How to remove Keys that would cause Collisions before executing Collectors.toMap()-CodePudding

I have a stream of objects similar to this previous question, however, instead of ignoring duplicate values, I would like to remove any values from that stream beforehand and print them out.

For example, from this snippet:

Map<String, String> phoneBook = people.stream()
                                      .collect(toMap(Person::getName,
                                                     Person::getAddress));

If there were duplicate entries, it would cause a java.lang.IllegalStateException: Duplicate key error to be thrown.

The solution proposed in that question used a mergeFunction to keep the first entry if a collision was found.

Map<String, String> phoneBook = 
    people.stream()
          .collect(Collectors.toMap(
             Person::getName,
             Person::getAddress,
             (address1, address2) -> {
                 System.out.println("duplicate key found!");
                 return address1;
             }
          ));

Instead of keeping the first entry, if there is a collision from a duplicate key in the stream, I want to know which value caused the collision and make sure that there are no occurrences of that value within the resulting map.

I.e. if "Bob" appeared three times in the stream, it should not be in the map even once.

In the process of creating that map, I would like to filter out any duplicate names and record them some way.

I want to make sure that when creating the list there can be no duplicate entry and for there to be some way to know which entries had duplicate keys in incoming stream. I was thinking about using groupingBy and filter beforehand to find the duplicate keys, but I am not sure what the best way to do it is.

CodePudding user response：

You can do it in a single stream statement by utilizing Collectors.teeing() and a custom object that will contain separate collections of duplicated and unique entries of the phone book.

Since the primarily function of this object only to carry the data I've implemented it as Java 16 record.

public record FilteredPhoneBook(Map<String, String> uniquePersonsAddressByName,
                                List<String> duplicatedNames) {}

Collector teeing() expects three arguments: two collectors and a function that merges the results produced by both collectors.

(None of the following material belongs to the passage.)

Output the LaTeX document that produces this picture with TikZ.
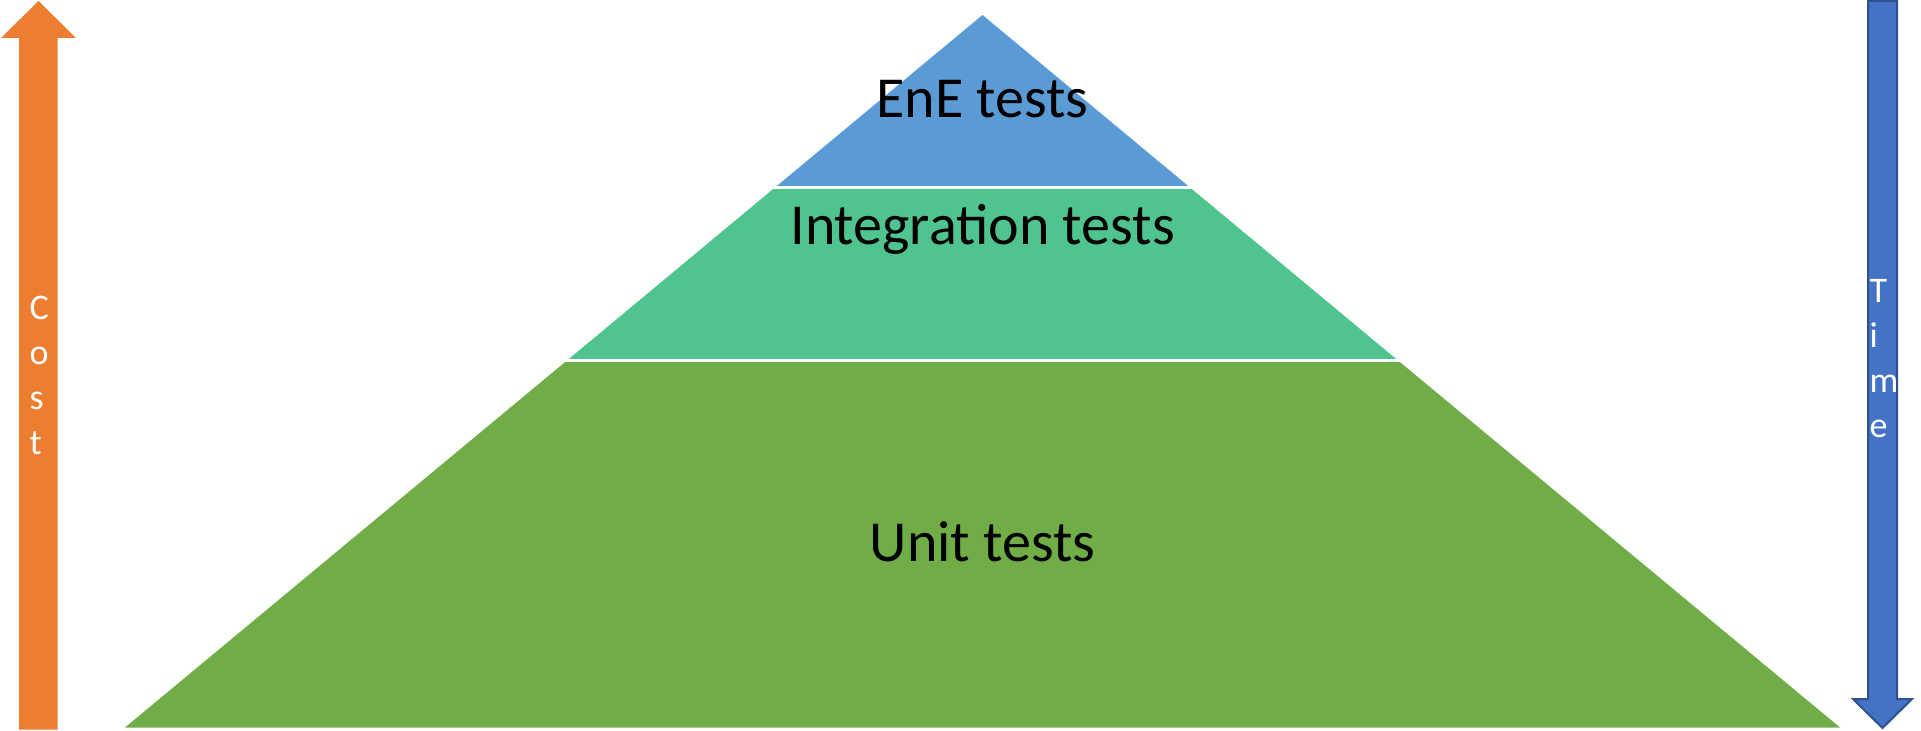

The map generated by the groupingBy() in conjunction with counting(), is meant to determine duplicated names.

As @JimGarrison has pointed out, pre-processing the data doesn't make sense, and toMap which is used as the second collector will create a map containing all names.

When both collectors will hand out their results to the merger function, it will take care of removing the duplicates.

main() - demo

public static void main(String[] args) {
    List<Person> people = List.of(
        new Person("Alise", "address1"),
        new Person("Bob", "address2"),
        new Person("Bob", "address3"),
        new Person("Carol", "address4"),
        new Person("Bob", "address5")
    );

   FilteredPhoneBook filteredPhoneBook =
        people.stream()
            .collect(Collectors.teeing(
                Collectors.groupingBy(Person::getName, Collectors.counting()),
                Collectors.toMap(
                    Person::getName,
                    Person::getAddress,
                    (left, right) -> left),
                (Map<String, Long> countByName, Map<String, String> addressByName) -> {
                    List<String> duplicates = countByName.entrySet().stream()
                        .filter(entry -> entry.getValue() > 1)
                        .map(Map.Entry::getKey)
                        .toList();
                    
                    addressByName.keySet().removeAll(new HashSet<>(duplicates));
                    return new FilteredPhoneBook(addressByName, duplicates);
                }
            ));
        
    System.out.println("Unique entries:");
    filteredPhoneBook.uniquePersonsAddressByName.forEach((k, v) -> System.out.println(k   " : "   v));
    System.out.println("\nDuplicates:");
    filteredPhoneBook.duplicatedNames().forEach(System.out::println);
}

Output

Unique entries:
Alise : address1
Carol : address4

Duplicates:
Bob

CodePudding user response：

You can't know which keys are duplicates until you have processed the entire input stream. Therefore, any pre-processing step has to make a complete pass of the input before your main logic, which is wasteful.

An alternate approach could be:

Use the merge function to insert a dummy value for the offending key
At the same time, insert the offending key into a Set<K>
After the input stream is processed, iterate over the Set<K> to remove offending keys from the primary map.

CodePudding user response：

If I have understood correctly your clarifications in the comments, people who appear more than once in your list should not be contained within the final map.

if "Bob" appeared three times in the stream, it should not be in the map even once.

And each person who appears more than once should be stored in a List of duplicated people.

I would like to filter out any duplicate names and record them some way.

This should be what you were looking for.

List<String> peopleDuplicated = new ArrayList<>();
Map<String, String> phoneBook2 = people.stream()
        .collect(Collectors.groupingBy(Person::getName)) //grouping people by name
        .entrySet().stream() //creating a stream from the entries of the grouped map
        .peek(e -> {
            //Adding to the duplicated names list the name of every person with more than one address
            if (e.getValue().size() > 1){
                peopleDuplicated.add(e.getKey());
            }
        })
        .filter(e -> e.getValue().size() == 1) //keeping only the people which have occurred only once (no duplicates)
        .collect(Collectors.toMap(e -> e.getKey(), e -> e.getValue().get(0).getAddress())); //mapping the entries into a new map

Warning

Since the duplicate elements are stored via a stateful lambda, this solution should be used only with non-parallel streams as its outcome could be unpredictable in a parallel execution.

CodePudding user response：

In mathematical terms you want to partition your grouped aggregate and handle both parts separately.

Map<String, String> makePhoneBook(Collection<Person> people) {
    Map<Boolean, List<Person>> phoneBook = people.stream()
            .collect(Collectors.groupingBy(Person::getName))
            .values()
            .stream()
            .collect(Collectors.partitioningBy(list -> list.size() > 1,
            Collectors.mapping(r -> r.get(0),
                    Collectors.toList())));

    // handle duplicates
    phoneBook.get(true)
            .forEach(x -> System.out.println("duplicate found "   x));

    return phoneBook.get(false).stream()
            .collect(Collectors.toMap(
                    Person::getName,
                    Person::getAddress));
}